Material:

-- begin --

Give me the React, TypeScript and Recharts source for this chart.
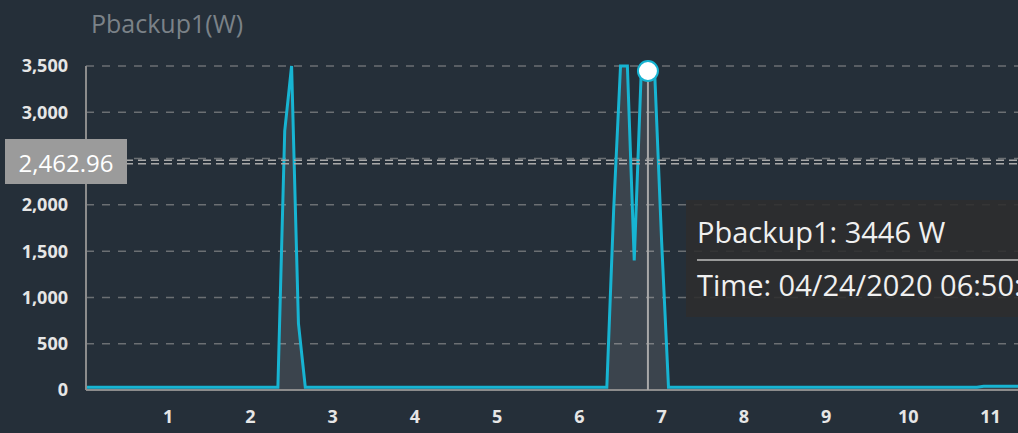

-- end --
-- begin --

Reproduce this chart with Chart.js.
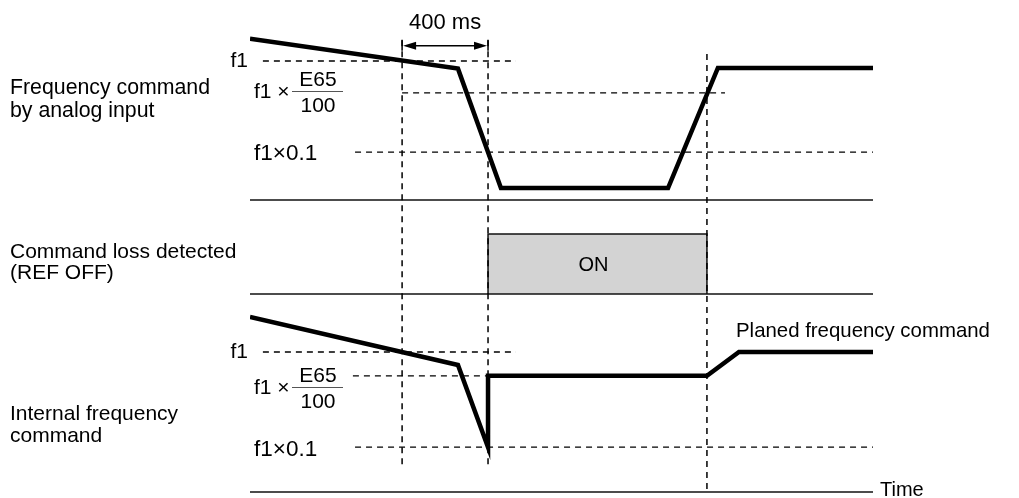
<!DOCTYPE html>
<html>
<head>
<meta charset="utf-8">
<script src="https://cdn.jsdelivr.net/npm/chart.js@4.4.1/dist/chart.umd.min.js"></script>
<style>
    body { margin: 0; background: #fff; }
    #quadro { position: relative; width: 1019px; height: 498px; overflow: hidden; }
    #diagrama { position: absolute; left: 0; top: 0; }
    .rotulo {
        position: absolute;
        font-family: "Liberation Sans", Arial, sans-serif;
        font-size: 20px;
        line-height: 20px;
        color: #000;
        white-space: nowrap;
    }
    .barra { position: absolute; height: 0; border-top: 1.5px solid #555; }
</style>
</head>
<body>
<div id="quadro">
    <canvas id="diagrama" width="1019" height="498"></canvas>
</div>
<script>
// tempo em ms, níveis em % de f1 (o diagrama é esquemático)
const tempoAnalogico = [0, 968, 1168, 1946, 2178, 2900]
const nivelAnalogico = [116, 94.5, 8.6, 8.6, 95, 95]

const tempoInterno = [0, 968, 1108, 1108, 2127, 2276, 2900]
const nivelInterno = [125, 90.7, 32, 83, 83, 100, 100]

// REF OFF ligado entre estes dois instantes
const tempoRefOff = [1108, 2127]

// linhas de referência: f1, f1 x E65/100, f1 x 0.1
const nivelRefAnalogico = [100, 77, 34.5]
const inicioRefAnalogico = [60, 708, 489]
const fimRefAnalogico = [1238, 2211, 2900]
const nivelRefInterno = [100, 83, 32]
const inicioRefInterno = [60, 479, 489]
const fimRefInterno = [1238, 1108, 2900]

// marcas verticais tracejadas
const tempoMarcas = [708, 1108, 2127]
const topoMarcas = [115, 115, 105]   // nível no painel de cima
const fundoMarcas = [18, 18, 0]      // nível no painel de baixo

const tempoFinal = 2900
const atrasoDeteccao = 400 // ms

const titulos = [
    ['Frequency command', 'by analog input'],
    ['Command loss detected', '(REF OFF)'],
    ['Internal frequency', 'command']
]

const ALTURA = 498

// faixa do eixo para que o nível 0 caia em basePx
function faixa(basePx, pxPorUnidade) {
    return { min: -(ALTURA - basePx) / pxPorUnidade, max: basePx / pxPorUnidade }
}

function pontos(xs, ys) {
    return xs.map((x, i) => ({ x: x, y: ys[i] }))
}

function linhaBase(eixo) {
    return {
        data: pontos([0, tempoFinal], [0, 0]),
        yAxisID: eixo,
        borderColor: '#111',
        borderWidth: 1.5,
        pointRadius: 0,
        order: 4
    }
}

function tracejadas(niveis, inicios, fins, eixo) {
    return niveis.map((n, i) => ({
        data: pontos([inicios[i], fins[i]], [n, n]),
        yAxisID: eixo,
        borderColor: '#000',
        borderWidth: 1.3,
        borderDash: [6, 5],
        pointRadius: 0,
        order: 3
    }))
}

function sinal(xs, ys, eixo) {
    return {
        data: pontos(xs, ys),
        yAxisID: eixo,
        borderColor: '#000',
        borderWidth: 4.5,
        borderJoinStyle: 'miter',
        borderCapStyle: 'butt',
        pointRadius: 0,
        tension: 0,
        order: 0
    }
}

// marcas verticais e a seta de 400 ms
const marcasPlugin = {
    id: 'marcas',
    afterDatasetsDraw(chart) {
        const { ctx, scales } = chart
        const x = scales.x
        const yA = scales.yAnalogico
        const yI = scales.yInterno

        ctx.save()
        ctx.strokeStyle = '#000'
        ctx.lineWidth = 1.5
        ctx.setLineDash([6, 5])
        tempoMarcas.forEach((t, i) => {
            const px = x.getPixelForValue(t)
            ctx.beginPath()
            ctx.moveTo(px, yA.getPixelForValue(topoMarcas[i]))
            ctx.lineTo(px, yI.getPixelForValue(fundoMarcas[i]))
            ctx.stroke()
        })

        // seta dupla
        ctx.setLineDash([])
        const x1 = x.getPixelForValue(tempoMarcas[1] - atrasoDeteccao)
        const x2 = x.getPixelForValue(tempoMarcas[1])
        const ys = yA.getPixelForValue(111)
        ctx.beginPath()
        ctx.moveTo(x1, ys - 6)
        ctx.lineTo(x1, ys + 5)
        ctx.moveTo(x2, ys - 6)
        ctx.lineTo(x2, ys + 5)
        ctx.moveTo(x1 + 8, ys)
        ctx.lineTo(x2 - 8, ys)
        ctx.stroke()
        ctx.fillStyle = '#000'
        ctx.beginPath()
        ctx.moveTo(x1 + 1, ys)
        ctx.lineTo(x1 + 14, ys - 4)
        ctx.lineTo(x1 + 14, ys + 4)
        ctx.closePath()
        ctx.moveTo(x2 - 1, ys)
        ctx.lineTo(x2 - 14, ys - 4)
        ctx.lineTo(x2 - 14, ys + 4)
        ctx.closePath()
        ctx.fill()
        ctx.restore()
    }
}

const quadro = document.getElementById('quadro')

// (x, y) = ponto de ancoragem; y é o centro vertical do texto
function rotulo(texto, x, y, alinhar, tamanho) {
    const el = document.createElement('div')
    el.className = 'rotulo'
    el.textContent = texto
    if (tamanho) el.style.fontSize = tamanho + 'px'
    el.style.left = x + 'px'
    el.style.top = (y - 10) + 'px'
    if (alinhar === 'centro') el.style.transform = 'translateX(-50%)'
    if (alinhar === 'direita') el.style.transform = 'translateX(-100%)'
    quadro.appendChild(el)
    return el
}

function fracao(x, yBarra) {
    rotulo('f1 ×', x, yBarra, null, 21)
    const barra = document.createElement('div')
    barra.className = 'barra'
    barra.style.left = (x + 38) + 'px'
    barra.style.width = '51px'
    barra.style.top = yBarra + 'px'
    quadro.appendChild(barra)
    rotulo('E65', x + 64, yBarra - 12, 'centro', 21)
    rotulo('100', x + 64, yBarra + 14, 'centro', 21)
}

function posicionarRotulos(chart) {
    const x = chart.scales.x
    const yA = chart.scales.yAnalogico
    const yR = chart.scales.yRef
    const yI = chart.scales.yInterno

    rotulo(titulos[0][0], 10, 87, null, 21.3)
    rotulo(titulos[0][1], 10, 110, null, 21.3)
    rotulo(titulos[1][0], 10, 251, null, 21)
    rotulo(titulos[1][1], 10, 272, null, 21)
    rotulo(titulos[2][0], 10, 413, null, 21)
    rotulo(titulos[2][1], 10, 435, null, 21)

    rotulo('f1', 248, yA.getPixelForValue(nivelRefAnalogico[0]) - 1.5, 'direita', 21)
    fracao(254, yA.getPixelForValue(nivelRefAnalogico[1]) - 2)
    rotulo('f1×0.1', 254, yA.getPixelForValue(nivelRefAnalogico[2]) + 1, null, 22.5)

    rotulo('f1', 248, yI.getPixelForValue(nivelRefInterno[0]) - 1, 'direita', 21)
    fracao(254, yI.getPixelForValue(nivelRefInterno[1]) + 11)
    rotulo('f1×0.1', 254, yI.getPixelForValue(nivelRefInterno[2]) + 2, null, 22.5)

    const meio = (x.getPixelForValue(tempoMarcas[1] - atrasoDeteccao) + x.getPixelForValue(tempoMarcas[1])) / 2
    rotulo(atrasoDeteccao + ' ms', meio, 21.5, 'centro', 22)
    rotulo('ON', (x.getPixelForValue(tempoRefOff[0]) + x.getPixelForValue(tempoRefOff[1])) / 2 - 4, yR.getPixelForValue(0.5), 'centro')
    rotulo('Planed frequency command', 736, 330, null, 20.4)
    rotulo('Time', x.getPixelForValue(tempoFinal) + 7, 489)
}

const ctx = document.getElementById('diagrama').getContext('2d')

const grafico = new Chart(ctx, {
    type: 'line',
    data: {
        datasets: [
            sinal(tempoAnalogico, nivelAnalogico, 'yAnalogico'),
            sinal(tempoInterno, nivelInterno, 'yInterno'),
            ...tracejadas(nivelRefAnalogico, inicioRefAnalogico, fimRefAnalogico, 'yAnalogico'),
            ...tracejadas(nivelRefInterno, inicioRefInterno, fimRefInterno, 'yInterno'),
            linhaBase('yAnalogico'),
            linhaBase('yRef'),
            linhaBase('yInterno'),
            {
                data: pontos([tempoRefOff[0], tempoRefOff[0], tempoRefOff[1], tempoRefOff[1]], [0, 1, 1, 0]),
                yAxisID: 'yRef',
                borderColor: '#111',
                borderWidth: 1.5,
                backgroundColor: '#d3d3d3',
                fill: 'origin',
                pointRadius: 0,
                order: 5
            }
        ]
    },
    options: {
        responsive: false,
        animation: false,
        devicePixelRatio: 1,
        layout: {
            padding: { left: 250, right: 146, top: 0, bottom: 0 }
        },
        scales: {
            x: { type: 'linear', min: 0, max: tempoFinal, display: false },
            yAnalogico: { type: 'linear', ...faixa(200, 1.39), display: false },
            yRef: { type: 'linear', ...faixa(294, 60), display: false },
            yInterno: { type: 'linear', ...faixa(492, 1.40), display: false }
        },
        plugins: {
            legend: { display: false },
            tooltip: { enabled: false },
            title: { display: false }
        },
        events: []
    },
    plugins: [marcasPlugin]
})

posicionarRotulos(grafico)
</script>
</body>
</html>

-- end --
-- begin --

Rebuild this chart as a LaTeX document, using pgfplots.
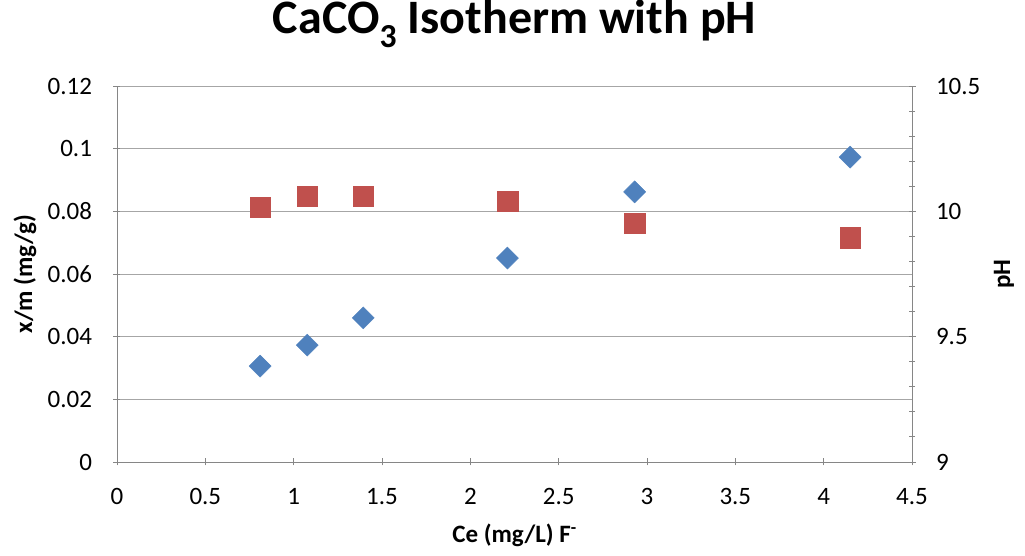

-- end --

Problem description: Show every line in the entries where the string "document" occurs.

Exercise solution:
const quadro = document.getElementById('quadro')
    const el = document.createElement('div')
    const barra = document.createElement('div')
const ctx = document.getElementById('diagrama').getContext('2d')
Rebuild this chart as a LaTeX document, using pgfplots.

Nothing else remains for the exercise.